Ray will play 40. And he’s a very, very unique weapon. How unique?

Only 15 players in the history of the NBA have hit at least 40 percent of their three-pointers in a season in which they attempted at least six threes per game and played enough to qualify for the scoring title–and they’ve combined to do that in just 19 individual seasons, according to Basketball Reference.

Here are the top 11 seasons, ranked in order of best three-point shooting percentage. (Why 11? Because Ray’s 2008-09 season was the 11th-best).

Picture 10

Ray did that last year, and he’s done it three times in his career–more than anyone else in the history of the NBA. Peja Stojakovic and Rashard Lewis have done it twice. No one else has made the cut more the once. Reggie Miller–once. Paul Pierce–once. Dennis Scott–once.

The list of players grows if you loosen the criteria a bit, but that only reinforces Allen’s rarity as a shooter. If you lower the minutes-played requirement to include all players who qualified for the three-point shooting title, you get 46 individual seasons. If you lower the minutes requirement even further by including players who launched six threes per 36 minutes (instead of per game), you get 61 individual seasons–the equivalent of about two guys per season.

(Side note:  If Simmons can be the Picasso of the Trade Machine, can I be the Rembrandt of the Basketball Reference Full Court function? Give me something).

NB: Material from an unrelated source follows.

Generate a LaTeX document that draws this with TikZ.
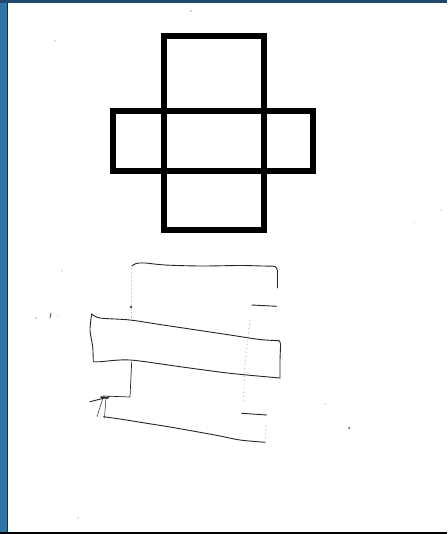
\documentclass[tikz,border=0pt]{standalone}
\definecolor{framel}{RGB}{46,116,164}
\definecolor{framedk}{RGB}{20,45,70}
\definecolor{framet}{RGB}{30,72,108}
\begin{document}
\begin{tikzpicture}[x=1pt,y=-1pt,
  bold/.style={line width=6pt,draw=black},
  pen/.style={line width=0.9pt,draw=black!85,line cap=round,line join=round},
  faint/.style={line width=0.6pt,draw=black!30,dash pattern=on 1.5pt off 2.5pt},
  speck/.style={fill=black!70}]
\useasboundingbox (0,0) rectangle (447,534);
\fill[white] (0,0) rectangle (447,534);
% frame
\fill[framel] (0,0) rectangle (7,534);
\fill[framedk] (6.5,0) rectangle (8,534);
\fill[framet] (0,0) rectangle (447,3);
\fill[black] (0,532) rectangle (447,534);
% bold cross
\draw[bold] (164,35.7) rectangle (263.5,229.5);
\draw[bold] (113,110.7) rectangle (313,171);
% hand drawn sketch: upper part
\draw[pen] plot[smooth] coordinates {(132,266) (136,263.5) (145,263) (165,265) (200,266) (240,265.5) (262,266) (275,266.5) (277,270)};
\draw[pen] (277,270) -- (277,288);
\draw[pen] (251.7,305) -- (276.7,306.3);
\draw[faint] (131.7,268) -- (131.5,318);
\fill[speck] (131,307) circle (1.3);
% middle band
\draw[pen] plot[smooth] coordinates {(91.7,314) (100,318) (130,320) (163,325) (196.7,330) (230,335) (260,339.5) (279,340.7)};
\draw[pen] plot[smooth] coordinates {(279,340.7) (280.5,344) (280,360) (280,378)};
\draw[pen] plot[smooth] coordinates {(280,378) (230,373.3) (180,366.7) (130,360) (100,361.7) (93.3,361.7)};
\draw[pen] plot[smooth] coordinates {(91.7,314) (90,330) (92.7,346.7) (93.3,361.7)};
% lower part
\draw[pen,line width=0.7pt] (131.7,362) -- (130,397) -- (103.3,396);
\draw[pen] (90,401.7) -- (110,396.7);
\draw[pen,line width=1.6pt] (101,397) -- (108,398);
\draw[pen,line width=0.5pt] (103,398) -- (97,416.7);
\draw[pen,line width=0.5pt] (106,398) -- (104.5,418);
\draw[pen] plot[smooth] coordinates {(103.3,416.7) (120,419) (146.7,423.3) (170,427) (196.7,431.7) (220,436) (240,440) (265,442.3)};
\draw[faint] (265,442.3) -- (266.5,423);
\draw[pen] (241.7,413.3) -- (266.7,415);
\draw[faint] (250,320) -- (245,363) -- (243.3,403);
% stray specks
\fill[speck] (191,11) circle (0.7);
\fill[speck] (55,41) circle (0.5);
\fill[speck] (36,318) circle (0.7);
\draw[black!70,line width=0.8pt] (51,313) -- (50,318);
\fill[black!40] (58,316) circle (0.5);
\fill[speck] (349,428) circle (1);
\fill[black!30] (325,404) circle (0.6);
\fill[black!30] (441,210) circle (0.7);
\fill[black!30] (414,222) circle (0.5);
\fill[black!30] (369,216) circle (0.5);
\fill[black!40] (78,518) circle (0.6);
\fill[black!40] (62,271) circle (0.6);
\end{tikzpicture}
\end{document}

Having a high-volume three-point shooter who can actually shoot has a dramatic effect on a team’s offense. Jon Nichols studied this for point guards recently, and found that a high-percentage, high-volume shooter at the PG spot sends an offense into the historically-elite stratosphere. An offense with that sort of PG significantly out-performs even an offense with an accurate shooter who doesn’t shoot as much, according to Nichols’ preliminary numbers.

The effect for shooting guards probably isn’t as statistically significant, since there are more good three-point shooters among two guards than PGs.

Still, when I thought about trading Ray Allen for Tyreke Evans or trading a Ray-Rondo package for Prince-Hamilton-Stuckey, my first thought was always: How are we going to replace the three-point shooting?

Because the offense would look an awful lot different without it.